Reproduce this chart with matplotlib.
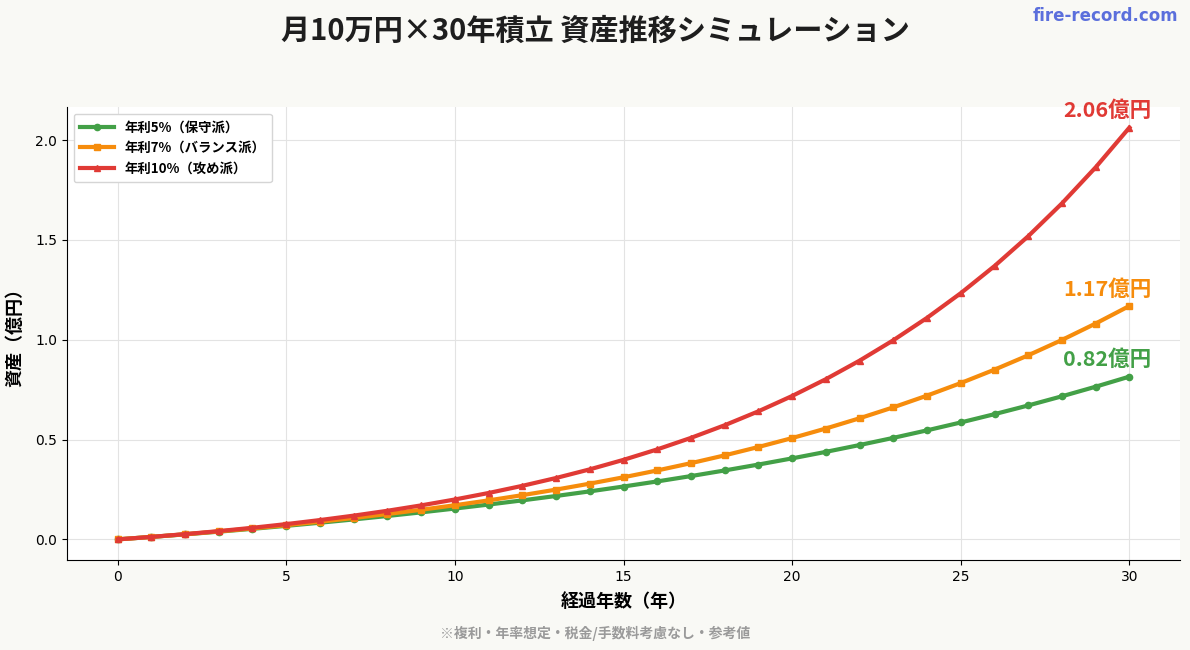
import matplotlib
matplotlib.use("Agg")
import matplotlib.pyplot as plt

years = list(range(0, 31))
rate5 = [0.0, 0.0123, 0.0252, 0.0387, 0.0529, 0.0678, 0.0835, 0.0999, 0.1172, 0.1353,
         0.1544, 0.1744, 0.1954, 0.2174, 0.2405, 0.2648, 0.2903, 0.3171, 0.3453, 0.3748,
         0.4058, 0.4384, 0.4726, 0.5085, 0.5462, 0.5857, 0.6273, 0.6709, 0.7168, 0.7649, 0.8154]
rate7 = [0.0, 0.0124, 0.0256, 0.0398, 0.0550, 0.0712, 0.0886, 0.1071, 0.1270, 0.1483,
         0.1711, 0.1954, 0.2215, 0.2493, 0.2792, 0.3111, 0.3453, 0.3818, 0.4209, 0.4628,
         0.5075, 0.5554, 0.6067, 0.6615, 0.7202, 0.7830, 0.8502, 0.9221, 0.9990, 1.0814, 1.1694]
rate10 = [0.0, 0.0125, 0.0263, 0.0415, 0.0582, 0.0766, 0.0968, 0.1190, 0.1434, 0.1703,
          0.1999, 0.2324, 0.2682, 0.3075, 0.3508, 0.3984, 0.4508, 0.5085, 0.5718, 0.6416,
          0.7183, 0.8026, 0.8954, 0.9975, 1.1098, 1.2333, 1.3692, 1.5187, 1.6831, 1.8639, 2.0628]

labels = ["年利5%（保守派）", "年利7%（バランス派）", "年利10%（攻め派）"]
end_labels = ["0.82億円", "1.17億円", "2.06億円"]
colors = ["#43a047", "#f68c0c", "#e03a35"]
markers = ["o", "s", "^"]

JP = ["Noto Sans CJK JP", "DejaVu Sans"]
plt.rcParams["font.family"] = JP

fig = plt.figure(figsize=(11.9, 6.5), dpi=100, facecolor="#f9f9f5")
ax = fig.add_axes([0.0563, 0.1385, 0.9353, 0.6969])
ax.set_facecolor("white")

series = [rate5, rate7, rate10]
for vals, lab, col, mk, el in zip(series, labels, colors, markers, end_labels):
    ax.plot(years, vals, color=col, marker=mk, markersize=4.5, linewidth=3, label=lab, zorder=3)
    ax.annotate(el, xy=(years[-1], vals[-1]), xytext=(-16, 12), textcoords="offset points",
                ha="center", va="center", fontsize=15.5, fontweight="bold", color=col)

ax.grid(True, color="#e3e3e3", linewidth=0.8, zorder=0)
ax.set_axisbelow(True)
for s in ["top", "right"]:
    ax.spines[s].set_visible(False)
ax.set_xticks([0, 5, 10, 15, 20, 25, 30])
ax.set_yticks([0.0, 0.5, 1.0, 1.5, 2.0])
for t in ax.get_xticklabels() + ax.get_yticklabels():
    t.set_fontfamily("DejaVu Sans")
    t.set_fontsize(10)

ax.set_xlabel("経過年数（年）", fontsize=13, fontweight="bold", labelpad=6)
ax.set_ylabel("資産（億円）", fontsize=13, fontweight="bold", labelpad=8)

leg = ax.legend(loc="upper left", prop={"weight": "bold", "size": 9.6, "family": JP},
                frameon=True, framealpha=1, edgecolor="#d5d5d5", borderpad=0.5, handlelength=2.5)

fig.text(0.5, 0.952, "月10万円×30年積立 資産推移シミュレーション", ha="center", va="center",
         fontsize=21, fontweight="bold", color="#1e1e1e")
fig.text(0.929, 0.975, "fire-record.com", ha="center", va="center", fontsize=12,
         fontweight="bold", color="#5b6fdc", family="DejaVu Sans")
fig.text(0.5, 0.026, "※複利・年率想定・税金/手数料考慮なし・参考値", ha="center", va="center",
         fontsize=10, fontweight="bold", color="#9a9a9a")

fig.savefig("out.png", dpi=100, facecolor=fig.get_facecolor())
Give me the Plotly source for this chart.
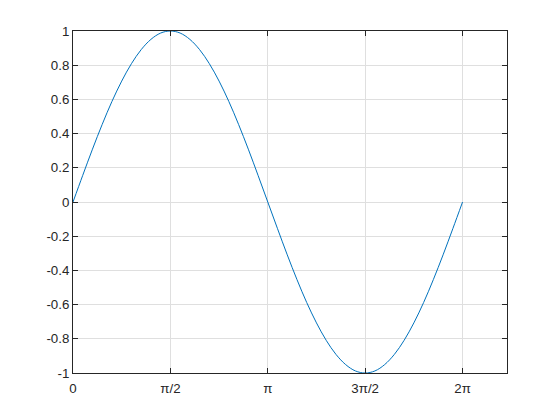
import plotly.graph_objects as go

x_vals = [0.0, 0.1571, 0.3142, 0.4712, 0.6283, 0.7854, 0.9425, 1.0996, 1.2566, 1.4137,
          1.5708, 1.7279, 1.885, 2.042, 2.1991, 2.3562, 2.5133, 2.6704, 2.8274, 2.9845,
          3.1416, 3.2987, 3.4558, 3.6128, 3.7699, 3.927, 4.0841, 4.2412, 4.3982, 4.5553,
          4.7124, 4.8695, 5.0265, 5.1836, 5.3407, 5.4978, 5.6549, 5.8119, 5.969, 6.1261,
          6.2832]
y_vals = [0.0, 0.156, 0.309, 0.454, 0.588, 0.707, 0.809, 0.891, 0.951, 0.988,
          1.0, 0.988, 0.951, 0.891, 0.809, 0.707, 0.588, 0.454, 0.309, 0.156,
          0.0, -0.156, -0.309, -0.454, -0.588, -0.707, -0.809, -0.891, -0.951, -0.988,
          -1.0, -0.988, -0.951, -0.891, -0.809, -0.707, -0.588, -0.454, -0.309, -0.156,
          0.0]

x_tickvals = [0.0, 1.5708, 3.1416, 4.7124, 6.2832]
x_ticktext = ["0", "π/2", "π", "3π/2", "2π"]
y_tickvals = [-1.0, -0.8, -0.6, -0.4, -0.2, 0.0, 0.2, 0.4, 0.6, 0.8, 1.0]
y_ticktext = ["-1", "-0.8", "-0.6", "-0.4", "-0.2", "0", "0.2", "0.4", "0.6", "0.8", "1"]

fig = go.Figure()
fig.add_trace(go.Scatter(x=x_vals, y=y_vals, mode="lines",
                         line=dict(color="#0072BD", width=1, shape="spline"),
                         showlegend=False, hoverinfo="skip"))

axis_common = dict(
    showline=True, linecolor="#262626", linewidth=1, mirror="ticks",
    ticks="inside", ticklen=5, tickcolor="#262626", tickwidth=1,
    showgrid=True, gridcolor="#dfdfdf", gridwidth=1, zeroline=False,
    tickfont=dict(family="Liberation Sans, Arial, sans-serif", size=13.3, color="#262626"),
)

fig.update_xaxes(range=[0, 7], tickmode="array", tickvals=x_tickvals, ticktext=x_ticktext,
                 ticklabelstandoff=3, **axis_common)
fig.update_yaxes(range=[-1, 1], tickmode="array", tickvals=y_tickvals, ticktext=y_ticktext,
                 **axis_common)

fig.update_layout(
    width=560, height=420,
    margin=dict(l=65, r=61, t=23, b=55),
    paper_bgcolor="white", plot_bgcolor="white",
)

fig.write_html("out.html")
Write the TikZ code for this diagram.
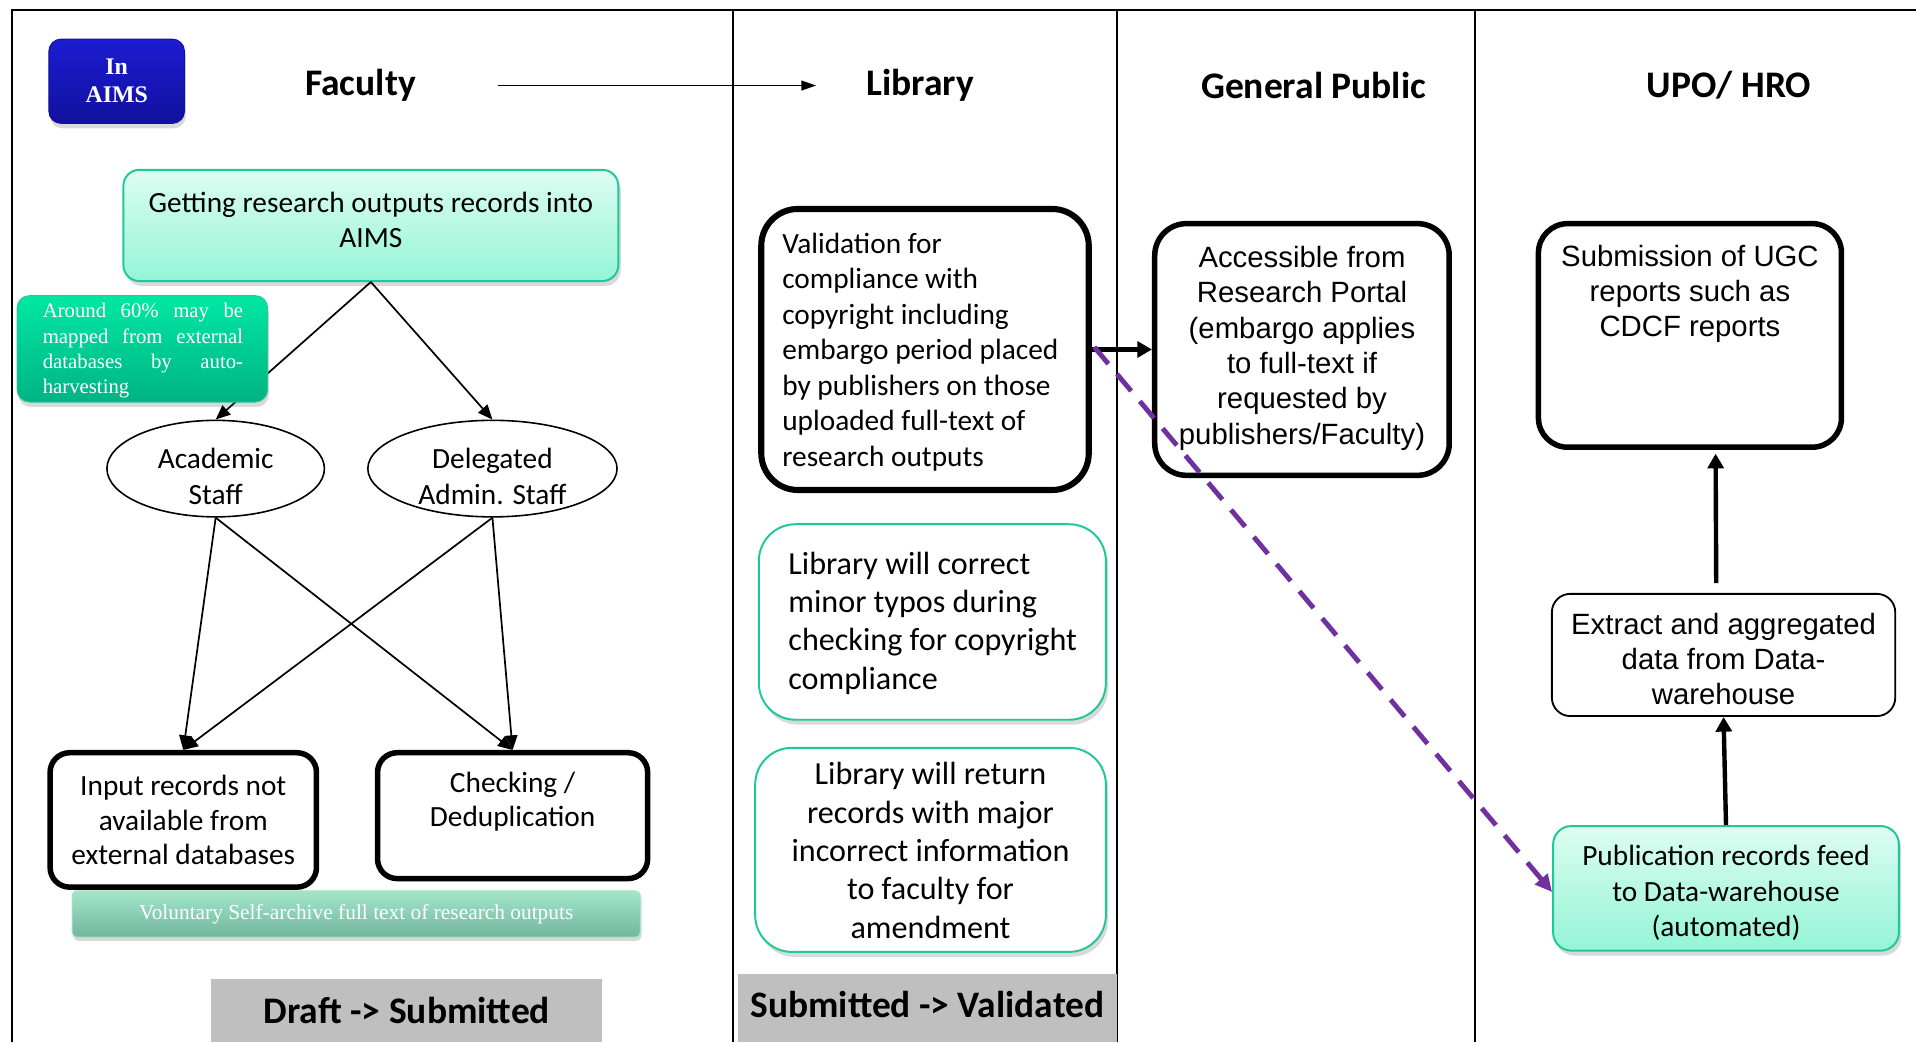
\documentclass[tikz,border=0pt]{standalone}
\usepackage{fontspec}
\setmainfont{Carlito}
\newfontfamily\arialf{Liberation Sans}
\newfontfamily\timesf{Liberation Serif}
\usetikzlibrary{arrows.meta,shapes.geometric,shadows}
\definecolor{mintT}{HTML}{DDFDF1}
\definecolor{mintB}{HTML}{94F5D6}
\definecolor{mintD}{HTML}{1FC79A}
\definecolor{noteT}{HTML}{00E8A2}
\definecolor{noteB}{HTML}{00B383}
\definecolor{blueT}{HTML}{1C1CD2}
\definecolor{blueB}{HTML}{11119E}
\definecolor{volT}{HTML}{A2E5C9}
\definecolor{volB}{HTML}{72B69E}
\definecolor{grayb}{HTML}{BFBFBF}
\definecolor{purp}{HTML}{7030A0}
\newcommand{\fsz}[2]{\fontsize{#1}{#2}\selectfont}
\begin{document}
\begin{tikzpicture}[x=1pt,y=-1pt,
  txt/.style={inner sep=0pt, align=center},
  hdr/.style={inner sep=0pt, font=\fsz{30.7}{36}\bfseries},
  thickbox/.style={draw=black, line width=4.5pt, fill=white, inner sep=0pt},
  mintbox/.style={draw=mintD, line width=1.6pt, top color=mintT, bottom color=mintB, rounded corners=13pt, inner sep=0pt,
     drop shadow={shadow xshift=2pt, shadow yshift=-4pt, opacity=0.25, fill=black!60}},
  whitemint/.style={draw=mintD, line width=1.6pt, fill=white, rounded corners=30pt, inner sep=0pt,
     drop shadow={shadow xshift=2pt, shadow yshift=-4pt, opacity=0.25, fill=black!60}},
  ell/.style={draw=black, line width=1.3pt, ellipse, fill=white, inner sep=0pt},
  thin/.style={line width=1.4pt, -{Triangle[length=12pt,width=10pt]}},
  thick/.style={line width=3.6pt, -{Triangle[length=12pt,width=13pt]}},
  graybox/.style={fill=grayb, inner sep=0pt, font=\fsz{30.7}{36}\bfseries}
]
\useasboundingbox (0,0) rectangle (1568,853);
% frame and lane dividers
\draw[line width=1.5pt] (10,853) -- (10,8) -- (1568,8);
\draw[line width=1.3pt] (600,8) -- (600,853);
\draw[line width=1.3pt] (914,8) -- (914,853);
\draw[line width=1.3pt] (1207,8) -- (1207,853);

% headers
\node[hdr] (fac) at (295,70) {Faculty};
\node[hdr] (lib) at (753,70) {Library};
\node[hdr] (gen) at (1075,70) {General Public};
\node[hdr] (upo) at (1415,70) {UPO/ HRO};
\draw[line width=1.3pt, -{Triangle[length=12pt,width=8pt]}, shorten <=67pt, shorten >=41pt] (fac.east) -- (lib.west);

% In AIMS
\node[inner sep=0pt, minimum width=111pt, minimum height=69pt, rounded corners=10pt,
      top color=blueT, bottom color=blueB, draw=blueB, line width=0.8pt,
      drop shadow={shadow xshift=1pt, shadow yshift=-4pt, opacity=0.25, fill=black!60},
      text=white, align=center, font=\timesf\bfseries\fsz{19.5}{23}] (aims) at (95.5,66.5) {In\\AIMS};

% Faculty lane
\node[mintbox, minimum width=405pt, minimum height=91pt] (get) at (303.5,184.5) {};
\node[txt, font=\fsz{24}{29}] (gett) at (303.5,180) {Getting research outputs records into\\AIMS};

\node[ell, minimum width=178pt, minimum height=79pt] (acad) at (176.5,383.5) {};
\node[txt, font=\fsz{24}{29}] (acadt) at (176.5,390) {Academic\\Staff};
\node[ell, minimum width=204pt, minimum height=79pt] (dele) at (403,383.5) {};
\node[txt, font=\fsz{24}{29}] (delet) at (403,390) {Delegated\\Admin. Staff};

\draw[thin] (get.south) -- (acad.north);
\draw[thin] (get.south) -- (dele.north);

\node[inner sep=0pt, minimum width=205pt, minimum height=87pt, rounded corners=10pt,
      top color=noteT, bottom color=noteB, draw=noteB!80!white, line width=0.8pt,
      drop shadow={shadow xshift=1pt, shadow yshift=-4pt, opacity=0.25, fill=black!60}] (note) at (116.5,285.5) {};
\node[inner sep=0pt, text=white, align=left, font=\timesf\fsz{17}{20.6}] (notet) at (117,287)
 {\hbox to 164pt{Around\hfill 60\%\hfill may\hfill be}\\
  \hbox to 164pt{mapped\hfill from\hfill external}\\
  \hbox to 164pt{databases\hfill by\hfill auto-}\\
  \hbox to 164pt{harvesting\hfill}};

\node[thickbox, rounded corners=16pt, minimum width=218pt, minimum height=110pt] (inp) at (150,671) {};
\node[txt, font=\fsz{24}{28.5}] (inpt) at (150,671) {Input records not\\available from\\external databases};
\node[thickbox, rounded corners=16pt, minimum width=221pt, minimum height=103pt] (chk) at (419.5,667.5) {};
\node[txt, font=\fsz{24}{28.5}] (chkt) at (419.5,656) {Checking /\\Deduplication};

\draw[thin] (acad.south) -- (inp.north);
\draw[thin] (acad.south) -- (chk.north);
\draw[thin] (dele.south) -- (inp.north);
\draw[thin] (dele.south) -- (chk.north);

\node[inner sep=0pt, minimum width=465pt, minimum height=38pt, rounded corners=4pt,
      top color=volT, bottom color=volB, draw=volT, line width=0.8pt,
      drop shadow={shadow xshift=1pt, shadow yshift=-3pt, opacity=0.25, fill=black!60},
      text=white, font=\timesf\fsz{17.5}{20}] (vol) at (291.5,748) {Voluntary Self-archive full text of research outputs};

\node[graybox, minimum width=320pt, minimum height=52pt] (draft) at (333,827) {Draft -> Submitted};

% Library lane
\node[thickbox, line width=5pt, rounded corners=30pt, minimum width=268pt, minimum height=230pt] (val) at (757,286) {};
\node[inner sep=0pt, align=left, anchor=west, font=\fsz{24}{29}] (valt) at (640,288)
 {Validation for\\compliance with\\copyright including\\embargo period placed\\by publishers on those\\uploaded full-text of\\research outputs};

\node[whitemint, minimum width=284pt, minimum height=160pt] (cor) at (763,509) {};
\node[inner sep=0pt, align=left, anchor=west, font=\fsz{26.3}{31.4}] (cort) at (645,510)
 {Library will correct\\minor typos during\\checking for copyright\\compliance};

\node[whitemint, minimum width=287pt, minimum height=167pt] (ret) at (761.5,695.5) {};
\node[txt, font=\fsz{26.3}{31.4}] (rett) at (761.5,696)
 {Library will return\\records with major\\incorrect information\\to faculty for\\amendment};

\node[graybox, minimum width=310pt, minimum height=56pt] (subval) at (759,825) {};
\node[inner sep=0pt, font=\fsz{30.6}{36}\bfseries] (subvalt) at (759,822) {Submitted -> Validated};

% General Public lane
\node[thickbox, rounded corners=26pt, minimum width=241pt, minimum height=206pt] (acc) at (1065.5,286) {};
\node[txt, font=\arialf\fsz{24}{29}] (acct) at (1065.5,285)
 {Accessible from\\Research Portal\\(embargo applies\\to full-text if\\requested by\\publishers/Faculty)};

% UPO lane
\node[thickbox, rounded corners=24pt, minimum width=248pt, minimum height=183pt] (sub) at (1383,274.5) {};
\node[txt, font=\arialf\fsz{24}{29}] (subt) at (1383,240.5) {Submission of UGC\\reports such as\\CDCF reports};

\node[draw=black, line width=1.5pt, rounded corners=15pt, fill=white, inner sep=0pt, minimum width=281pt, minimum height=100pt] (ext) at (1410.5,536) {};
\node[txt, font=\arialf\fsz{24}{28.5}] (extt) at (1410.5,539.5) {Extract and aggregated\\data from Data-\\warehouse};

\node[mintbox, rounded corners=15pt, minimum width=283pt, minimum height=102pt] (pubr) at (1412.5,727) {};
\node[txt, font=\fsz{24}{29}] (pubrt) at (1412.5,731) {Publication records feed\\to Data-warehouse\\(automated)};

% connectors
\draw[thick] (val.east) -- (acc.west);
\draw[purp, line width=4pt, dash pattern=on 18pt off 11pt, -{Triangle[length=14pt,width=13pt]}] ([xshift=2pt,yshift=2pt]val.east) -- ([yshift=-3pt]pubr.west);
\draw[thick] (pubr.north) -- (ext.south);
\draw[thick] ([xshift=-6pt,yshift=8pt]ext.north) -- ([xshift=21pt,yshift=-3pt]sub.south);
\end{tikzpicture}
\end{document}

========================================================================

> Written exercise:
Repeat the lines above, starting at the first and stopping after the line that holds "import matplotlib.pyplot as plt", with the pictures left out.

> Exercise response:
Reproduce this chart with matplotlib.
import matplotlib
matplotlib.use("Agg")
import matplotlib.pyplot as plt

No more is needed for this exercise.